In brief, we advocate for the needs to regulate the settings of MaaS platforms and the possibility for customers to choose their preferred companies. First, MaaS platforms must be specific about the information that is wanted from the ridesharing companies and a regulatory framework is needed to agree on the level of information sharing, keeping in mind the common good of ridesharing mobility and the privacy of the involved companies. Second, MaaS platforms cannot behave as plain brokers, leaving the final choice to the customers. The possibility for customers to have company preferences sensibly leads to sub-optimal performance of the system. Finally, a regulatory framework is needed for fleet sizing in a way that is fair to all companies involved, in order to avoid an unhealthy increase of supply by each company in order to gain market shares.

6 Conclusions

Shared-mobility services are facing an ever-growing trend in cities. The benefits of ridesharing may be jeopardized by an unregulated design and maintenance of those, especially in case multiple companies are competing for their market share. In this work, we have presented optimization-based approaches to model cooperation and competition between ridesharing companies. A cooperative model, which could make use of Mobility as a Service platforms, is shown to solve to optimality the problem of assigning vehicles to customer request, by following closely results from the literature: in such a model, the distributed auction algorithm is exploited to limit the amount of information that the companies are required to share. We have investigated how a realistic model of competition deviates from this optimality and provided worst case bounds. We have evaluated the performance of both models in terms of service rate, waiting and detour times on one-week instances of the New York City taxi dataset. Model variants coping with noise in the travel time estimations, bias in the assignment costs, and preferences in the competitive case have been presented and validated.
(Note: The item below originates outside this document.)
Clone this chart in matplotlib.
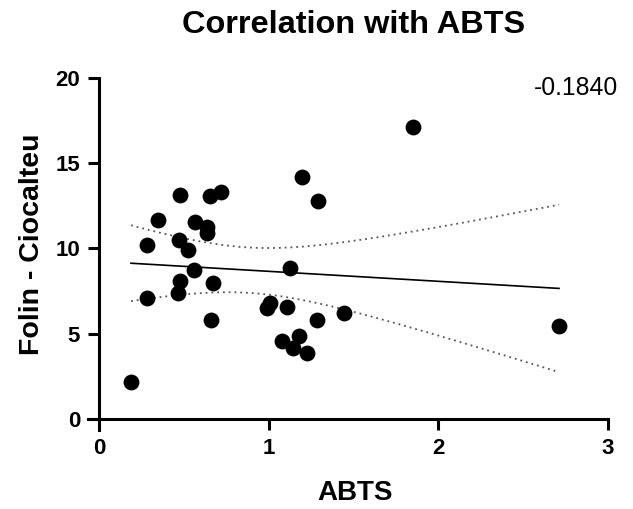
import numpy as np
import matplotlib
matplotlib.use("Agg")
import matplotlib.pyplot as plt

# Data
abts = [0.186, 0.278, 0.278, 0.345, 0.465, 0.477, 0.473, 0.471, 0.524, 0.560,
        0.566, 0.634, 0.634, 0.652, 0.719, 0.671, 0.658,
        0.986, 1.006, 1.104, 1.124, 1.078, 1.179, 1.143, 1.222, 1.281,
        1.196, 1.287, 1.444, 1.848, 2.711]
folin = [2.19, 10.21, 7.08, 11.64, 7.41, 8.09, 13.16, 10.50, 9.91, 8.71,
         11.57, 11.28, 10.89, 13.08, 13.31, 7.96, 5.81,
         6.49, 6.79, 6.55, 8.84, 4.57, 4.89, 4.15, 3.89, 5.81,
         14.21, 12.79, 6.20, 17.14, 5.47]
r_label = "-0.1840"
x_ticks = [0, 1, 2, 3]
y_ticks = [0, 5, 10, 15, 20]
T_CRIT = 2.045  # t(0.975, df=29)

plt.rcParams['font.family'] = ['Liberation Sans', 'DejaVu Sans']

fig = plt.figure(figsize=(6.33, 5.09), dpi=100)
ax = fig.add_axes([0.1384, 0.1552, 0.9605 - 0.1384, 0.8468 - 0.1552])

x = np.array(abts)
y = np.array(folin)
n = len(x)
slope, intercept = np.polyfit(x, y, 1)
xs = np.linspace(x.min(), x.max(), 200)
ys = slope * xs + intercept
resid = y - (slope * x + intercept)
s = np.sqrt(np.sum(resid ** 2) / (n - 2))
sxx = np.sum((x - x.mean()) ** 2)
se = s * np.sqrt(1.0 / n + (xs - x.mean()) ** 2 / sxx)

ax.plot(xs, ys, color='black', lw=1.2, zorder=2)
ax.plot(xs, ys + T_CRIT * se, color='#555555', lw=1.3, ls=(0, (1, 2.2)), zorder=2)
ax.plot(xs, ys - T_CRIT * se, color='#555555', lw=1.3, ls=(0, (1, 2.2)), zorder=2)
ax.scatter(x, y, s=130, color='black', zorder=3, linewidths=0)

ax.set_xlim(-0.07, 3.0)
ax.set_ylim(-0.65, 20)
ax.spines['left'].set_position(('data', 0))
ax.spines['bottom'].set_position(('data', 0))
ax.spines['right'].set_visible(False)
ax.spines['top'].set_visible(False)
for sp in ['left', 'bottom']:
    ax.spines[sp].set_linewidth(2.2)
ax.set_xticks(x_ticks)
ax.set_yticks(y_ticks)
ax.tick_params(axis='both', direction='out', length=8, width=2.2, labelsize=16, pad=6)
for lab in ax.get_xticklabels() + ax.get_yticklabels():
    lab.set_fontweight('bold')

fig.text(354 / 633, 1 - 25 / 509, "Correlation with ABTS", ha='center', va='center',
         fontsize=23.4, fontweight='bold')
fig.text(355 / 633, 1 - 493 / 509, "ABTS", ha='center', va='center',
         fontsize=20, fontweight='bold')
fig.text(32 / 633, 1 - 244 / 509, "Folin - Ciocalteu", ha='center', va='center',
         fontsize=20.5, fontweight='bold', rotation=90)
fig.text(618 / 633, 1 - 88 / 509, r_label, ha='right', va='center', fontsize=17.8)

fig.savefig("out.png", dpi=100)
The computational results suggest that cooperation among ridesharing companies can be conducted in such a way to limit the degradation of the level of service with respect to a centralized model. The competition can instead lower the quality of the ridesharing service, especially in the case customer preferences are accommodated. Finally, we envision several research directions as future work: (i) formulating company-wise strategies to gain market share in a defavorable market (e.g., fine tuned strategies related to the spatio-temporal distribution of vehicles in response to the spatio-temporal SR per company achieved); (ii) dynamic fleet sizing at the city level: what is the minimum of vehicles needed to achieve satisfactory SR, waiting and detour times.; (iii) model the congestion feedback effect caused by uncontrolled supply in competitive settings.

7 Acknowledgments

This project has received funding from the European Union Horizon 2020 research and innovation programme under grant agreement No. 731993 (AUTOPILOT).